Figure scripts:
◇ ◇ ◇ ◇
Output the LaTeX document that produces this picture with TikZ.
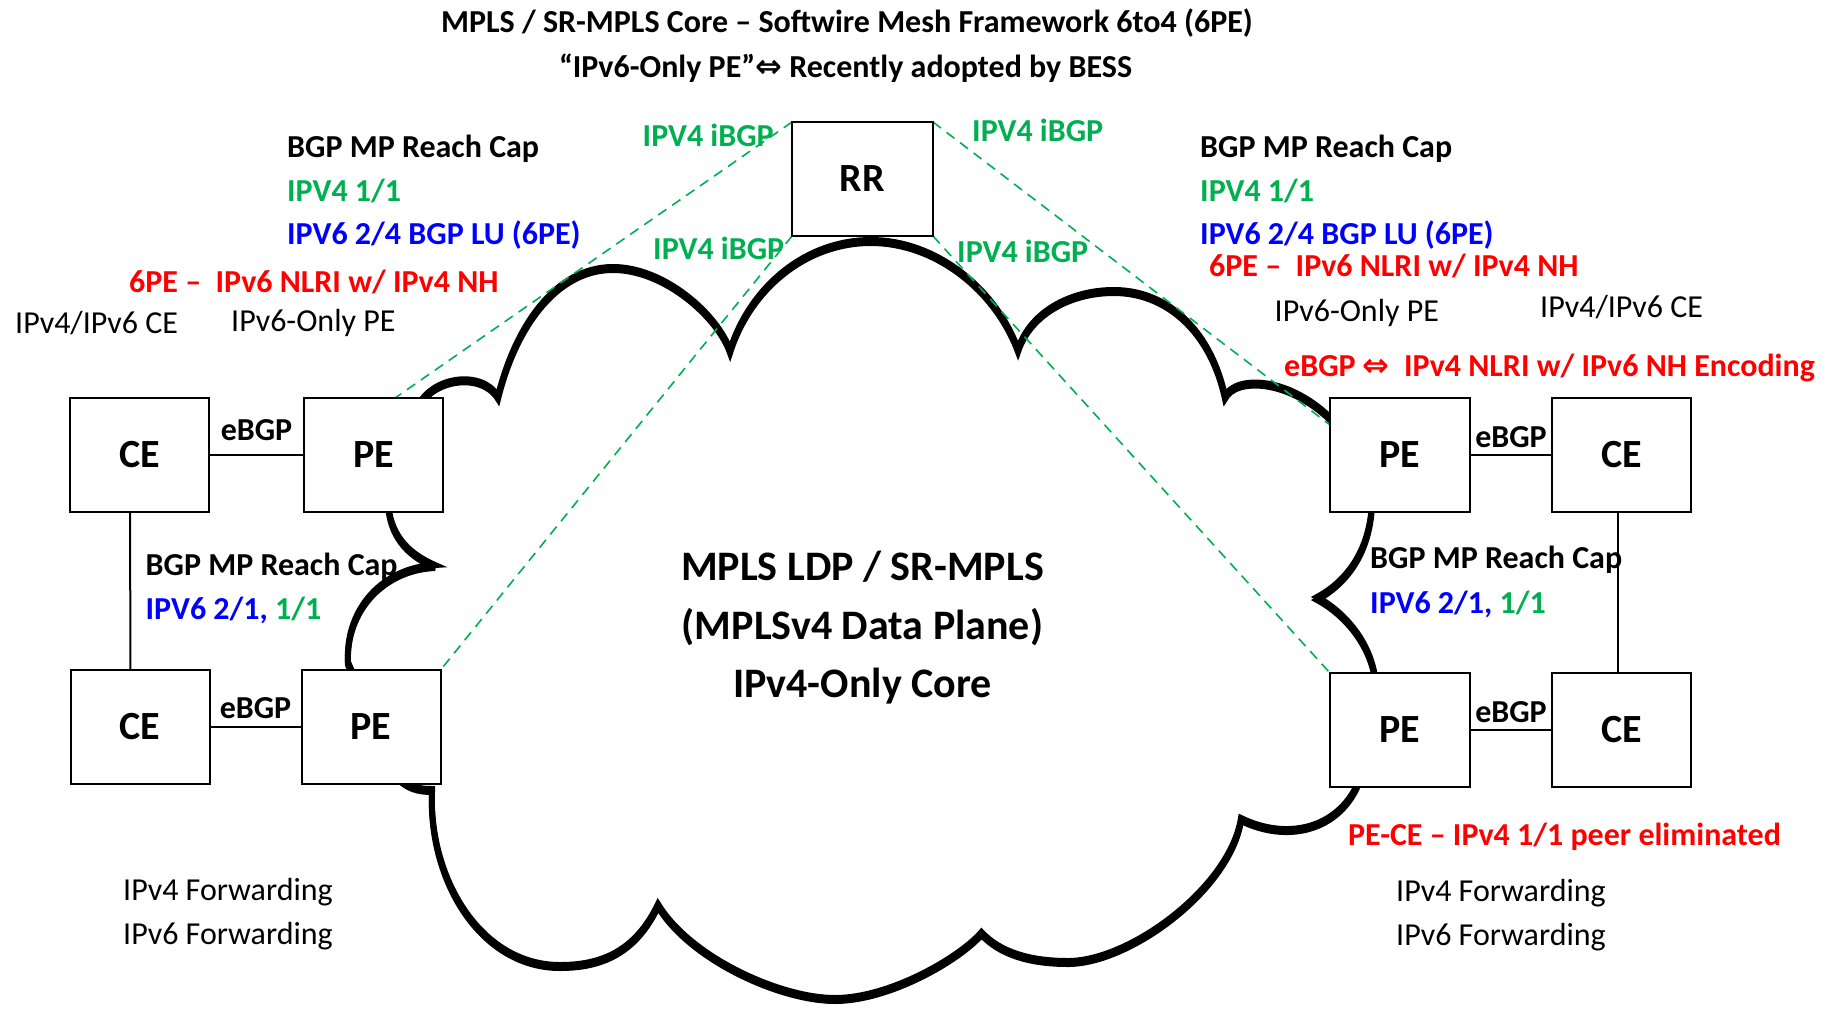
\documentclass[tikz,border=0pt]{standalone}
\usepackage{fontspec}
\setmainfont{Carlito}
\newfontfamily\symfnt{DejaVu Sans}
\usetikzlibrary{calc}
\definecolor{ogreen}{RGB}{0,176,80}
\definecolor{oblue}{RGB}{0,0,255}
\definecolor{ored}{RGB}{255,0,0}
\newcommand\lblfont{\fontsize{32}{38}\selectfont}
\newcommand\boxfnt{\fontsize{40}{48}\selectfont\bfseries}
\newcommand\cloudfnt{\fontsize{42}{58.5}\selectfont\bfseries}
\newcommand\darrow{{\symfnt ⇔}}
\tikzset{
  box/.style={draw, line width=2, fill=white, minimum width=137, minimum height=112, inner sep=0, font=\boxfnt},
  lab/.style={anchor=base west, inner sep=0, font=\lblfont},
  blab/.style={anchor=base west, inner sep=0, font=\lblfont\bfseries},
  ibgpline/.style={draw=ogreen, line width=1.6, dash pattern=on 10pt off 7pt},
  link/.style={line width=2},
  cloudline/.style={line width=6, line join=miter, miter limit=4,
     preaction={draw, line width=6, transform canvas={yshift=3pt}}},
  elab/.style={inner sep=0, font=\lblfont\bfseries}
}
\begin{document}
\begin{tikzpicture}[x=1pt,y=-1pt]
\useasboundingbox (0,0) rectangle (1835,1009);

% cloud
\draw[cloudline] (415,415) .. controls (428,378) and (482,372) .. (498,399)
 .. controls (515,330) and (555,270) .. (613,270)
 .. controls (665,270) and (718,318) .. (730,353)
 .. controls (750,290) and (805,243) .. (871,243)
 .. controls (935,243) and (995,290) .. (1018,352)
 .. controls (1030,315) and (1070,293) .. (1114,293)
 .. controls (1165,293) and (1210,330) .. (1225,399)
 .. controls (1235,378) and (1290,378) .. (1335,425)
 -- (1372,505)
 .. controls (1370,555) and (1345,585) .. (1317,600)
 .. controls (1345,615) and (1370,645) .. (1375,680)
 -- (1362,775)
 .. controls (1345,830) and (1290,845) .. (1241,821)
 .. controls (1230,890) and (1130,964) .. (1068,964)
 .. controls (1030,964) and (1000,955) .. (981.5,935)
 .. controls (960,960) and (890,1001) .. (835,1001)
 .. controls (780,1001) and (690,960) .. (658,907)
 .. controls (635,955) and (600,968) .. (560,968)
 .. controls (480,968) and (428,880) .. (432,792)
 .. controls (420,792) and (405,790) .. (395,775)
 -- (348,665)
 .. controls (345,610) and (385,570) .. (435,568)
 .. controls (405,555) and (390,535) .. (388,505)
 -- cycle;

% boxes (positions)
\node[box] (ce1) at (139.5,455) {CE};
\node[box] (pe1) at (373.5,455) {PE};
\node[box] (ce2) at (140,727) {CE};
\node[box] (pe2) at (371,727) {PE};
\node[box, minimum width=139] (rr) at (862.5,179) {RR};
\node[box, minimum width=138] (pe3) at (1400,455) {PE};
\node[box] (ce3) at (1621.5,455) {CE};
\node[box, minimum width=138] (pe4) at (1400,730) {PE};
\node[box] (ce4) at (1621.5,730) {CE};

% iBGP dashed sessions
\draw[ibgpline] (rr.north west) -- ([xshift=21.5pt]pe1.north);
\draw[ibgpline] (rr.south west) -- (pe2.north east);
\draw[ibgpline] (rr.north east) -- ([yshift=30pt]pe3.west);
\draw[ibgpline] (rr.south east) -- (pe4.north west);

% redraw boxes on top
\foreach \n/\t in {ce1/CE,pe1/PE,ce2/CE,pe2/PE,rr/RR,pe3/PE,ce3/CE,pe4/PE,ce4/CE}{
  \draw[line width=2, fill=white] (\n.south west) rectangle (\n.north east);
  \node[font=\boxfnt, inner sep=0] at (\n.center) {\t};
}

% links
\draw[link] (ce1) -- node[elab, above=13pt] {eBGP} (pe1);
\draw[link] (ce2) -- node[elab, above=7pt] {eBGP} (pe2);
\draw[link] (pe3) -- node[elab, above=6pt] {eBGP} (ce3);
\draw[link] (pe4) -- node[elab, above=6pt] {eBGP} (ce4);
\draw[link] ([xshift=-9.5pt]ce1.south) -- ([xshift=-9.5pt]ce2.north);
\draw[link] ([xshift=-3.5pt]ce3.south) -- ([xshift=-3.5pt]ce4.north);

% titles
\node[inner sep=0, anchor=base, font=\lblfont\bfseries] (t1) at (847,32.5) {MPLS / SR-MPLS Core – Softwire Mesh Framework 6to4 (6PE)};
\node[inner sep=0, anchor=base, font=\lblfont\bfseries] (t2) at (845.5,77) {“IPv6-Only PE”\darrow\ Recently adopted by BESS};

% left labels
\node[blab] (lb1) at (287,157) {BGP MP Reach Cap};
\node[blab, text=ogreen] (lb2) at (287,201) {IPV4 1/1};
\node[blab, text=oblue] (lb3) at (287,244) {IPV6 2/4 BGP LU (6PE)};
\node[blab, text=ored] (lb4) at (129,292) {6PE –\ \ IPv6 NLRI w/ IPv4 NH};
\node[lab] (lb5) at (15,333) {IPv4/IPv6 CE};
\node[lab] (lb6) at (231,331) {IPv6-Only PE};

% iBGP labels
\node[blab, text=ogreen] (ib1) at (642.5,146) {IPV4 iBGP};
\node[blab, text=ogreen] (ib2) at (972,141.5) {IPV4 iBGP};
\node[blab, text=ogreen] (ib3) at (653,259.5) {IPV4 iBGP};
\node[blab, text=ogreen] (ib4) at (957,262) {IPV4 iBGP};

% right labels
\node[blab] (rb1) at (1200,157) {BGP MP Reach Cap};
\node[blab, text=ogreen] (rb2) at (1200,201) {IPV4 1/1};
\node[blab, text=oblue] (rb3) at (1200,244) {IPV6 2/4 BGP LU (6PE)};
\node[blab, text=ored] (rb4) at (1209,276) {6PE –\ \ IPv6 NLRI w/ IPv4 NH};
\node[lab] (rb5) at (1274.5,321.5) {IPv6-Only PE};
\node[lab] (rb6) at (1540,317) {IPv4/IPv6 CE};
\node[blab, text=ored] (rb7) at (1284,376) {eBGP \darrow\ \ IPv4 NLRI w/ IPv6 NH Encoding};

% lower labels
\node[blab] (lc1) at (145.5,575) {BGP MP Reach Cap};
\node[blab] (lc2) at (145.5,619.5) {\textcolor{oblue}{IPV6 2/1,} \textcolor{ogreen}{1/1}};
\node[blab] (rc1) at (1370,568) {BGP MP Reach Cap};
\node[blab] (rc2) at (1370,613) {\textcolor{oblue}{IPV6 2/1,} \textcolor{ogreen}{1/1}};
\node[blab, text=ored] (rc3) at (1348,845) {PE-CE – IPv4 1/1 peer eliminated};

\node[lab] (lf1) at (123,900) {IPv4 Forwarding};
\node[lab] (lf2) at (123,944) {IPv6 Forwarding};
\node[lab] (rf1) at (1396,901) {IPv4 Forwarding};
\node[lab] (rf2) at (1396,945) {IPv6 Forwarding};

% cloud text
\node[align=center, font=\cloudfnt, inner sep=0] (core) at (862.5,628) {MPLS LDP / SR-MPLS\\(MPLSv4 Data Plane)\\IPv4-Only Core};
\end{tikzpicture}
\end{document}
◇ ◇ ◇ ◇
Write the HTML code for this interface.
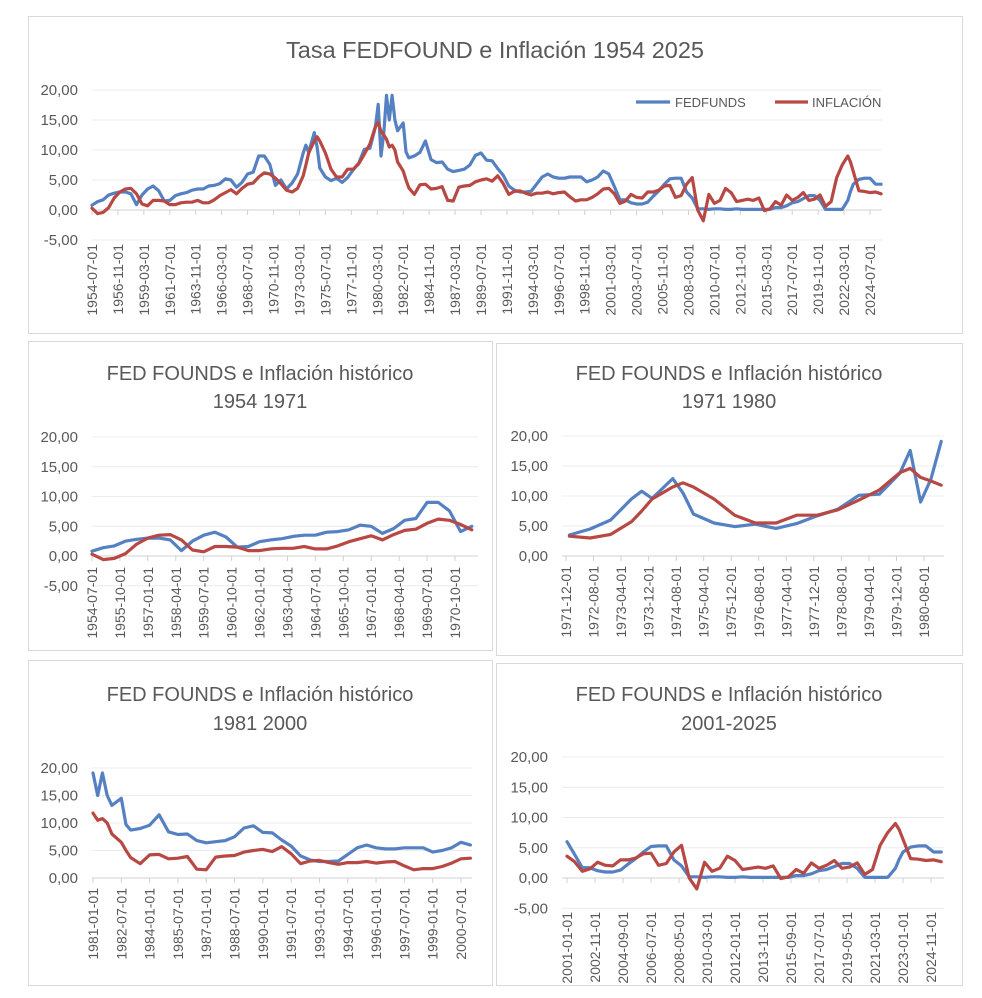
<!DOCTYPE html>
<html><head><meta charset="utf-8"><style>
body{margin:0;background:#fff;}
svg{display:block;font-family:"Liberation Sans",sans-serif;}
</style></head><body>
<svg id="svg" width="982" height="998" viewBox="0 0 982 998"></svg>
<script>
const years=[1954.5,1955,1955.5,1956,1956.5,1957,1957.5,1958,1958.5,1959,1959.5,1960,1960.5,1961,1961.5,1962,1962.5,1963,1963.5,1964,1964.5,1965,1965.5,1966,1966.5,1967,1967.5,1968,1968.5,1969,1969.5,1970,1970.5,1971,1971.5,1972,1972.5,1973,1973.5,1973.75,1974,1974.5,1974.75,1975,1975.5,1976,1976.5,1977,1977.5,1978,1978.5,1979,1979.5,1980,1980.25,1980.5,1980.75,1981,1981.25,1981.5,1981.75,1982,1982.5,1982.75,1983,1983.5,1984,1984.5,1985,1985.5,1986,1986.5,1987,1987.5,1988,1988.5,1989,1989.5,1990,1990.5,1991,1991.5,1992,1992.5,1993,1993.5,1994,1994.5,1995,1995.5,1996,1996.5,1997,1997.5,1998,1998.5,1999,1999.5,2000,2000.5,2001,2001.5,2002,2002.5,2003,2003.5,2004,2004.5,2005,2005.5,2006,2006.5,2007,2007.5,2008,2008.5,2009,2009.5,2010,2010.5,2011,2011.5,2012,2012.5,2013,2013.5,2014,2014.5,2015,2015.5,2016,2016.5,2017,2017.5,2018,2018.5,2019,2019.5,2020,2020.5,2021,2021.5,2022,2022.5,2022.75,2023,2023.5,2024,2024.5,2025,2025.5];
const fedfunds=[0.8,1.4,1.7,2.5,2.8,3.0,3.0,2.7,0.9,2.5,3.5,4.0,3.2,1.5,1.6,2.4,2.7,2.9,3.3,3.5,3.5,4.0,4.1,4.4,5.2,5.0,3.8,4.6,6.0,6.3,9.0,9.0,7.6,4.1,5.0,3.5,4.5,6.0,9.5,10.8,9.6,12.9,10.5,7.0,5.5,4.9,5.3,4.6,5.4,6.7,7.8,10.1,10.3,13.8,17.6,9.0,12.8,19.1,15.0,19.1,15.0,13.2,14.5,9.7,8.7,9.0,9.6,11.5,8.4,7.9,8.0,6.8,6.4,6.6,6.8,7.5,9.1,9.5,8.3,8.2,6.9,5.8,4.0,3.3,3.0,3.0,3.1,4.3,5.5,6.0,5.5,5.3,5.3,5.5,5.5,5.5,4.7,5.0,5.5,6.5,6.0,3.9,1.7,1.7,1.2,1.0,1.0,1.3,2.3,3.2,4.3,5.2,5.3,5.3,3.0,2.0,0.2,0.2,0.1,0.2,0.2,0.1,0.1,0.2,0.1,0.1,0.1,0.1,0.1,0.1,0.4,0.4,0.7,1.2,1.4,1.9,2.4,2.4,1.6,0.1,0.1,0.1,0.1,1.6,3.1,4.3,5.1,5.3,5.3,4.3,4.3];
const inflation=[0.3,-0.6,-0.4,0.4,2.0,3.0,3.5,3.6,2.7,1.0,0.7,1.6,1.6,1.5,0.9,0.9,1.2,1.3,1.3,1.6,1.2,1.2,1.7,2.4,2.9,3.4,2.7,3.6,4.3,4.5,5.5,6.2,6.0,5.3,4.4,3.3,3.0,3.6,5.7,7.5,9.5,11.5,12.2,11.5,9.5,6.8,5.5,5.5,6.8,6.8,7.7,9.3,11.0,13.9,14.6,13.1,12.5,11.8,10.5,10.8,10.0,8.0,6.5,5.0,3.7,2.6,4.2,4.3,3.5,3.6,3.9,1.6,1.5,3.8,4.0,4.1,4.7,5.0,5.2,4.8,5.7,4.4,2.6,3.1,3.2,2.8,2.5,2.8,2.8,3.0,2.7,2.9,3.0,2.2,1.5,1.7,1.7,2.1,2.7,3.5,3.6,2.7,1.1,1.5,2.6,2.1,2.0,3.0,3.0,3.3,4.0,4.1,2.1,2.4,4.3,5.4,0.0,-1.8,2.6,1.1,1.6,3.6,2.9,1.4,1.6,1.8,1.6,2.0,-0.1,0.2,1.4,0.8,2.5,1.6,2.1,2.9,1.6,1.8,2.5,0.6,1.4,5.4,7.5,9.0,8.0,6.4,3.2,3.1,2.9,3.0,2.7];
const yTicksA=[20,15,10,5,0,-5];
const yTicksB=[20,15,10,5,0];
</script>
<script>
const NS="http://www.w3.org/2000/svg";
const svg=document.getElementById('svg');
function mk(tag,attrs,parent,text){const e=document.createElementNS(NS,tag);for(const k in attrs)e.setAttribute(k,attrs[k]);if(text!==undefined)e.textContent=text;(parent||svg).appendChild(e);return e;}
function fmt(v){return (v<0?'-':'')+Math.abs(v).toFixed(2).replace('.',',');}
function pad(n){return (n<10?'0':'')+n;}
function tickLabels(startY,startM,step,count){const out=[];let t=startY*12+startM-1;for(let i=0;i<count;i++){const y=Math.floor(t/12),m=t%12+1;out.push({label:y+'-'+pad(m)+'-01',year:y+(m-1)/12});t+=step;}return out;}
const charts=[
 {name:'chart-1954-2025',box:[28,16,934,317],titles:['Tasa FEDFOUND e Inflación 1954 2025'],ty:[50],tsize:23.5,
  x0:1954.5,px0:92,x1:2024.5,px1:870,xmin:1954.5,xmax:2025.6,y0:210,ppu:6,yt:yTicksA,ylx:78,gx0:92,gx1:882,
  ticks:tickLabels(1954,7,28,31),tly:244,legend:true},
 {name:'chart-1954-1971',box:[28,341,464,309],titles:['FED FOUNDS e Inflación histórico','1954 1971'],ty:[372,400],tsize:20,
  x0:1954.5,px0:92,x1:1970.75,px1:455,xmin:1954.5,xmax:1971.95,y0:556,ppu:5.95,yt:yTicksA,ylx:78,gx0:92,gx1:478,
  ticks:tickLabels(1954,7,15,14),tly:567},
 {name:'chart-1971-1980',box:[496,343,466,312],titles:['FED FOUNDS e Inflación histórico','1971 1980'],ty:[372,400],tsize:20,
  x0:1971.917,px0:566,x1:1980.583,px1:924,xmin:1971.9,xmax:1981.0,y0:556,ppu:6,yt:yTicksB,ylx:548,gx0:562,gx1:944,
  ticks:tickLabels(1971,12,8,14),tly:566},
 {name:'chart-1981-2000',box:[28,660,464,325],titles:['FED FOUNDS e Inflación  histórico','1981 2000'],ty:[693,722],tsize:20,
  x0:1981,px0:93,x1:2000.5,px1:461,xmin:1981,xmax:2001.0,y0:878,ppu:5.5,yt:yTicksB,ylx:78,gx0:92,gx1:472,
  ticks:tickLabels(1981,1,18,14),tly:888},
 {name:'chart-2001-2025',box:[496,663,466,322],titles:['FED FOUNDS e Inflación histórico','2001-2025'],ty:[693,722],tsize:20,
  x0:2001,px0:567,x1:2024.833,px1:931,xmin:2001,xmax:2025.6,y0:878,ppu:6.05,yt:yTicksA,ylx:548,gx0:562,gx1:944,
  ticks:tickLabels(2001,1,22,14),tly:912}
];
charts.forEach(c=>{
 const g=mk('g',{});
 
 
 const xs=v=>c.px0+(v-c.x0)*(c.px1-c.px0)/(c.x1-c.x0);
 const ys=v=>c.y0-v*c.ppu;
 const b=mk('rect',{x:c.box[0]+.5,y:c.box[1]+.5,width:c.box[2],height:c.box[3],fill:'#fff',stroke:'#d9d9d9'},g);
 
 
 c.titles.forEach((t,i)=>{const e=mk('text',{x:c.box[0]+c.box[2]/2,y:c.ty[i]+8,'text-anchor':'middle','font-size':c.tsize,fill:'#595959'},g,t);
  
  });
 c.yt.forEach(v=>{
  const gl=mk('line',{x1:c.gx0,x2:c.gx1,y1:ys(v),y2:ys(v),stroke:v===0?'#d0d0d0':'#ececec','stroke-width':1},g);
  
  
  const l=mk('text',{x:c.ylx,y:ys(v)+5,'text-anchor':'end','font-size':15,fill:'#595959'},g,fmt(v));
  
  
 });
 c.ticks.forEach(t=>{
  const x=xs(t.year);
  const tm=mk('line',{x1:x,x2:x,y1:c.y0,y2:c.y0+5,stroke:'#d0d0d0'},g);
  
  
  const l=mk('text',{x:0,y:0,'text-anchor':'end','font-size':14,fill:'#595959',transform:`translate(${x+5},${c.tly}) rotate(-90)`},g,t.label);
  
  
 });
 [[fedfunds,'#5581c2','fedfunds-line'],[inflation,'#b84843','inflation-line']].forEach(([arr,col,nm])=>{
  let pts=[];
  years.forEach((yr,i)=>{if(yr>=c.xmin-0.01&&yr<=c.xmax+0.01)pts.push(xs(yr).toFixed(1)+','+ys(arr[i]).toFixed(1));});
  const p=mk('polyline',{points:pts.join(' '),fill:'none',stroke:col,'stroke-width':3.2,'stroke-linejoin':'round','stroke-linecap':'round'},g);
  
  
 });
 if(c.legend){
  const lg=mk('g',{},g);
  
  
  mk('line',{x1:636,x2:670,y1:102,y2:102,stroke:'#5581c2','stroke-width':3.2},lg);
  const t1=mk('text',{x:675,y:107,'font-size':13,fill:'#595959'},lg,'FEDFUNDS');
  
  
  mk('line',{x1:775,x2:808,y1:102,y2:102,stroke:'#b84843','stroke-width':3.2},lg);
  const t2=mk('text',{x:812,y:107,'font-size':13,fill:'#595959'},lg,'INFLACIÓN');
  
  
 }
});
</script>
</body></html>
◇ ◇ ◇ ◇
**Aim**
Tally how many lines of the material contain the word "this". The answer must be the number and nothing else.

**Answer below**
2